If you were lucky enough to get the engine going, you then had to advance or retard the ignition timing via controls on the steering column, adjusting according to engine load and fuel quality. Then, without synchronized transmissions, you had to match engine speed to wheel speed during each shift merely to avoid grinding gears or losing control.

The list goes on.

In those days, the relationship between car and driver was more collaborative than supervisory. And you don’t have to listen to me to understand that. Ask a senior citizen about the first car that they purchased or visit the Packard Museum in Ohio. Or in my case, after trying both of those routes, head to the car meet by Westfield Old Orchard in Illinois. Last time I was there, on September 2, 2019, to my bewilderment someone pulled up to the parking lot in a Ford Model T.

A black Ford Model T from the early 20th century, with wooden-spoke wheels and a convertible top, is parked at an outdoor car meet. It has a prominent front grille with the Ford logo, two round headlights, and is surrounded by other cars and people.

In the open cabin, the Ford Model T has a wooden steering wheel, a flat black dashboard with minimal circular switches, and a bench seat with horizontal ribbing but no headrests or seatbelts.

Behind the wheel, I could see a cluster of small levers on the steering column that controlled, perhaps, the throttle and spark timing. None of the three pedals was an accelerator. The left one toggled between low and high gear, the middle engaged reverse, and the right squeezed a brake band inside the transmission, rather than the wheels. Wheel braking fell to the handbrake lever. To this day, I come up short trying to mentally map the choreography of hands and feet to an image of daily driving. And the Model T offered one of the more convenient and accessible driving experiences of its time, from what I understand. The Grand Prix cars of that era mystify me even more. It could be that these cars are so rare to see in the wild that the novelty factor is enough to capture my imagination. But I think there could be some logic to the bewilderment, too.

Roughly five years after I saw that Model T, I headed down the Pacific Coast Highway to the Peninsula for Monterey Car Week. And among the many delights of that week, finding a Bugatti Type 35T on display was one of the most memorable, and in some ways more memorable than an adjacent Tourbillon that I spent equally as much time staring at.

There is something beautiful about a chance occurrence with that which you never thought you’d live to see, and the Type 35T had that kind of beauty for me. But what made that car stand out even next to an exclusive Bolide, a pristine Chiron, and a jaw-dropping Tourbillon was that I could appreciate, simply by looking, the miracle that the Type 35T or any car can operate at all.

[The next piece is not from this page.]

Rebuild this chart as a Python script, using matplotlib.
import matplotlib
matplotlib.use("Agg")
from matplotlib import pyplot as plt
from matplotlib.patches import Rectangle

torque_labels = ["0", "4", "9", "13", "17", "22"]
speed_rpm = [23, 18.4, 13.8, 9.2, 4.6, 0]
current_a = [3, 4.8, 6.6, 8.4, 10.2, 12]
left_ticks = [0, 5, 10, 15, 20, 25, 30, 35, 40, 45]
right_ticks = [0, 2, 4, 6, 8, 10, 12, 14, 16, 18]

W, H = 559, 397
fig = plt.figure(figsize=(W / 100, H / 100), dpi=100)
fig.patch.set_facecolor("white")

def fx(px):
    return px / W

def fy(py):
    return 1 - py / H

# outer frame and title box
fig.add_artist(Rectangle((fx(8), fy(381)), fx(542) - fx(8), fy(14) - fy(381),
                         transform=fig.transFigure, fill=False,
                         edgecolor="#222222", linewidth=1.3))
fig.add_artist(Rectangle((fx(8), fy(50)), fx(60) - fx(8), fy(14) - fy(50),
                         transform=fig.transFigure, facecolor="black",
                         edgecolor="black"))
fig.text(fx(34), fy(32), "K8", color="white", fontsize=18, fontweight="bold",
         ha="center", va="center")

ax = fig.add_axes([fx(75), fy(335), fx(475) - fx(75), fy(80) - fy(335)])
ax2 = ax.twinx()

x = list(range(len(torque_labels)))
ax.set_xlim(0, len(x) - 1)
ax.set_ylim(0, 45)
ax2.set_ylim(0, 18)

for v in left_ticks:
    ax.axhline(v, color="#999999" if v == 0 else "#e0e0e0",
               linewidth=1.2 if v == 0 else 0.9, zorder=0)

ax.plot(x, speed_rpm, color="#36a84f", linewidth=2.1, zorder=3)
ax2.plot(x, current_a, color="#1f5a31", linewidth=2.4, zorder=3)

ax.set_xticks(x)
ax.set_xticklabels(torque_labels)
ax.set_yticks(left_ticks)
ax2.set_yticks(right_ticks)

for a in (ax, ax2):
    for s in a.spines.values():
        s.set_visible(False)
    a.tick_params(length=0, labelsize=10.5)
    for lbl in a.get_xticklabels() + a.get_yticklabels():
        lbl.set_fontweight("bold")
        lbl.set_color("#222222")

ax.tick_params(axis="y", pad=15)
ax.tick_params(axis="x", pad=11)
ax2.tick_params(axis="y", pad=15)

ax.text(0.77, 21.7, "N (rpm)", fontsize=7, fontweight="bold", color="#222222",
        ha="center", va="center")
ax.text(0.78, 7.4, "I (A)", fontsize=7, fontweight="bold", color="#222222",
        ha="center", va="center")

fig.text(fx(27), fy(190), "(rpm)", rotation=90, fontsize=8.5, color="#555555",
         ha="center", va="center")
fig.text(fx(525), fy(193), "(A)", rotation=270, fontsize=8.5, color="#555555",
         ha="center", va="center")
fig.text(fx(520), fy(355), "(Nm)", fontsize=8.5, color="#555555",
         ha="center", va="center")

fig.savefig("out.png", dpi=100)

There the miracle sat, with no roof to speak of, only a little windshield and a handbrake lever jutting out from the side of the body panel. The paint lining the cockpit was chipped and worn, likely where drivers and mechanics would have leaned in or climbed over, revealing some bare metal or primer beneath. The steering wheel was thin, the gauges unlabeled. The machine needed you to understand it.

Now, since I am in no rush to break my wrists, I am content taking a more supervisory role in modern vehicles. But it does matter that there is some relationship between the machine and me.

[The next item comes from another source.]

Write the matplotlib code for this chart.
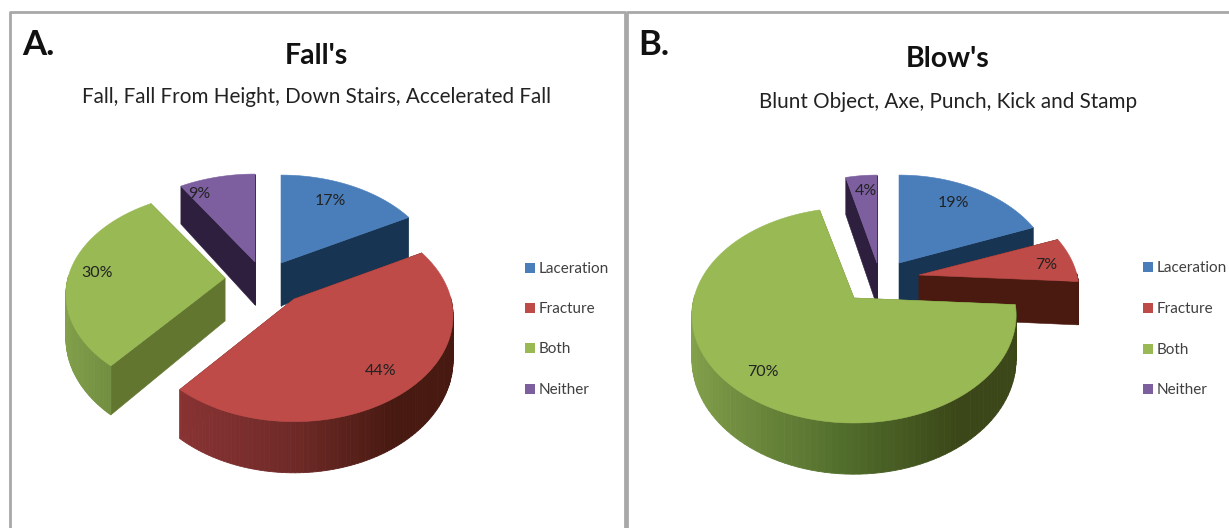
import numpy as np
import matplotlib
matplotlib.use("Agg")
import matplotlib.pyplot as plt
from matplotlib.patches import Polygon, Rectangle

# ---- data ----
categories = ["Laceration", "Fracture", "Both", "Neither"]
falls = [17, 44, 30, 9]
blows = [19, 7, 70, 4]
panel_tags = ["A.", "B."]
titles = ["Fall's", "Blow's"]
subtitles = ["Fall, Fall From Height, Down Stairs, Accelerated Fall",
             "Blunt Object, Axe, Punch, Kick and Stamp"]

# ---- layout ----
apex_a = [(281, 263), (294, 299), (225, 278), (255, 262)]
apex_b = [(899, 263), (919, 275), (854, 298), (877, 263)]
rx_a = [157, 157, 157, 157]
rx_b = [153, 158, 160, 145]
ry_a = [102, 103, 100, 102]
ry_b = [102, 102, 105, 102]
order_a = [3, 0, 2, 1]
order_b = [3, 0, 1, 2]
nudge_a = [(-7, 0), (0, 4), (-7, 0), (-25, 0)]
nudge_b = [(-6, 0), (8, 2), (-3, 4), (2, -2)]
PERSP, DEPTH = 0.16, 43

top_col = ["#4a7ebb", "#be4b48", "#98b954", "#7d5fa0"]
cut_col = ["#173552", "#4a1a10", "#62762f", "#2e1f3e"]
rim_col = [["#2c4d75", "#1f3d5c", "#173552"],
           ["#98383a", "#6f2a28", "#471910"],
           ["#84a24c", "#4f6a2a", "#3b4718"],
           ["#5d4777", "#3f2e55", "#2e1f3e"]]

plt.rcParams["font.family"] = ["Lato", "DejaVu Sans"]

fig = plt.figure(figsize=(12.29, 5.28), dpi=100, facecolor="white")
ax = fig.add_axes([0, 0, 1, 1])
ax.set_xlim(0, 1229)
ax.set_ylim(528, 0)
ax.axis("off")


def project(apex, rx, ry, angle, radius=1.0, z=0.0):
    X = radius * np.sin(angle)
    Y = radius * np.cos(angle)
    s = 1 / (1 + PERSP * Y)
    return apex[0] + rx * X * s, apex[1] - ry * Y * s + z * s


def mix(hexes, x):
    rgb = np.array([matplotlib.colors.to_rgb(h) for h in hexes])
    return [np.interp(x, [-1, 0, 0.55], rgb[:, i]) for i in range(3)]


def slice3d(apex, rx, ry, a0, a1, i):
    angles = np.linspace(a0, a1, 120)
    for a in (a0, a1):
        p = project(apex, rx, ry, a)
        q = project(apex, rx, ry, a, z=DEPTH)
        c = project(apex, rx, ry, a, 0)
        cb = project(apex, rx, ry, a, 0, z=DEPTH)
        ax.add_patch(Polygon([c, p, q, cb], closed=True, fc=cut_col[i], ec=cut_col[i], lw=0.4, zorder=2))
    for u, v in zip(angles[:-1], angles[1:]):
        if np.cos((u + v) / 2) > 0.02:
            continue
        poly = [project(apex, rx, ry, u), project(apex, rx, ry, v),
                project(apex, rx, ry, v, z=DEPTH), project(apex, rx, ry, u, z=DEPTH)]
        col = mix(rim_col[i], np.sin((u + v) / 2))
        ax.add_patch(Polygon(poly, closed=True, fc=col, ec=col, lw=0.6, zorder=2))
    xs, ys = project(apex, rx, ry, angles)
    pts = [apex] + list(zip(xs, ys))
    ax.add_patch(Polygon(pts, closed=True, fc=top_col[i], ec=top_col[i], lw=0.4, zorder=2))


def pie3d(values, apexes, rxs, rys, order, nudges):
    edges = np.deg2rad(np.concatenate([[0], np.cumsum(values)]) * 3.6)
    for i in order:
        slice3d(apexes[i], rxs[i], rys[i], edges[i], edges[i + 1], i)
    for i, v in enumerate(values):
        mid = (edges[i] + edges[i + 1]) / 2
        x, y = project(apexes[i], rxs[i], rys[i], mid, 0.78)
        ax.text(x + nudges[i][0], y + nudges[i][1], f"{v}%", ha="center", va="center",
                fontsize=11.5, color="#222222", zorder=5)


def legend(x, ys):
    for name, c, y in zip(categories, top_col, ys):
        ax.add_patch(Rectangle((x, y - 5), 10, 10, fc=c, ec="none", zorder=3))
        ax.text(x + 14, y + 1, name, ha="left", va="center", fontsize=11, color="#404040", zorder=5)


ax.plot([10, 10, 625, 625], [528, 12, 12, 528], color="#a8a8a8", lw=2, zorder=1)
ax.plot([627, 627, 1229], [528, 12, 12], color="#a8a8a8", lw=2, zorder=1)

pie3d(falls, apex_a, rx_a, ry_a, order_a, nudge_a)
pie3d(blows, apex_b, rx_b, ry_b, order_b, nudge_b)
legend(525, [268, 308, 348, 389])
legend(1143, [267, 308, 349, 389])

for tag, x, y in zip(panel_tags, [22, 638], [45, 45]):
    ax.text(x, y, tag, ha="left", va="center", fontsize=25, fontweight="bold", color="#111111")
for t, x, y in zip(titles, [316, 948], [56, 59]):
    ax.text(x, y, t, ha="center", va="center", fontsize=20.5, fontweight="bold", color="#111111")
for t, x, y in zip(subtitles, [316, 948], [97, 102]):
    ax.text(x, y, t, ha="center", va="center", fontsize=14.9, color="#222222")

fig.savefig("out.png", dpi=100)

The likes of electric starters, automatic chokes, and fuel injection have decisively made cars safer and more accessible—thank the heavens—but the impact on the meaning of the car-driver relationship is a murkier story.

To see what I mean, let’s start with an easy target: automatic transmissions.

General Motors introduced the Hydramatic in 1939 as the first mass-produced fully automated transmission. Within a few decades, it and its descendants had reshaped the American driving experience. Nowadays, automatics, CVTs, and single-speed transmissions account for nearly all new car sales in the United States, according to the Environmental Protection Agency’s latest Automotive Trends Report.

For the vast majority of drivers, the prerequisites of understanding gear ratios and rev-matching have been thoroughly obsoleted. It doesn’t sound that bad at first, but I think Ian Bogost of The Atlantic captured well the sense of loss in 2022 when he wrote that the manual’s chief appeal “derives from the feeling it imparts to the driver: a sense, whether real or imagined, that he or she is in control.” When that sense of control disappears, will something better come along to restore it, augment it, or replace it? Or might that sense of control leave an eternal cavity when it goes away?

Automotive technology, over the decades, shifted in this direction and advanced to encompass what I’ll call convenience features, a category different from safety and accessibility, though not entirely divorced from them. Then came infotainment systems, which, among other developments, provided a window into advanced navigation software. And navigation is where I really start to feel the tension between control and convenience. I remember a time when, in preparation for a family trip, we would log on to the shared living room PC, pull up Google Maps or MapQuest, and print out the step-by-step directions toward a destination. Or, with varying degrees of success, we’d rely on landmarks and locals to point us in the right direction. The last time I distinctly remember navigating in this way was in 2011, when we traveled to Florida to visit my grandmother. Today, I can think of high schoolers in my circles who have never seen a paper map. I always thought that built-in navigation was so cool growing up, and I still love having it integrated into the car, especially now that it’s gotten so much faster and more accurate. But then upon further reflection, I am a little unsettled by how readily technology can influence my experience of moving through the world.

An intuition for connecting landmarks, understanding gear ratios, and grasping physical relationships between speed, distance, time, and power adds genuinely valuable ways of thinking and acting spatially—in one’s life and career, not just behind the wheel.

What about analog clocks? Remember those? Not just behind the wheel. One time in college, in fact, a friend told me about a professor who had to explain to the lecture hall, teeming with people who grew up only knowing digital clocks, how to tell the time on an analog clock before proceeding with the planned material. Historically, this was the starting point for a lesson that would make heavy use of modular arithmetic.

What makes that anecdote as fitting as it is unsettling is not the dearth of students who appreciate analog clocks, but rather that apparently nothing, for some of them, in their two decades of life, had sprung up to facilitate a similar mental model. Clock faces weren’t just interfaces for telling time—they were ontological handlebars. And when they vanished, the grip may have loosened with them.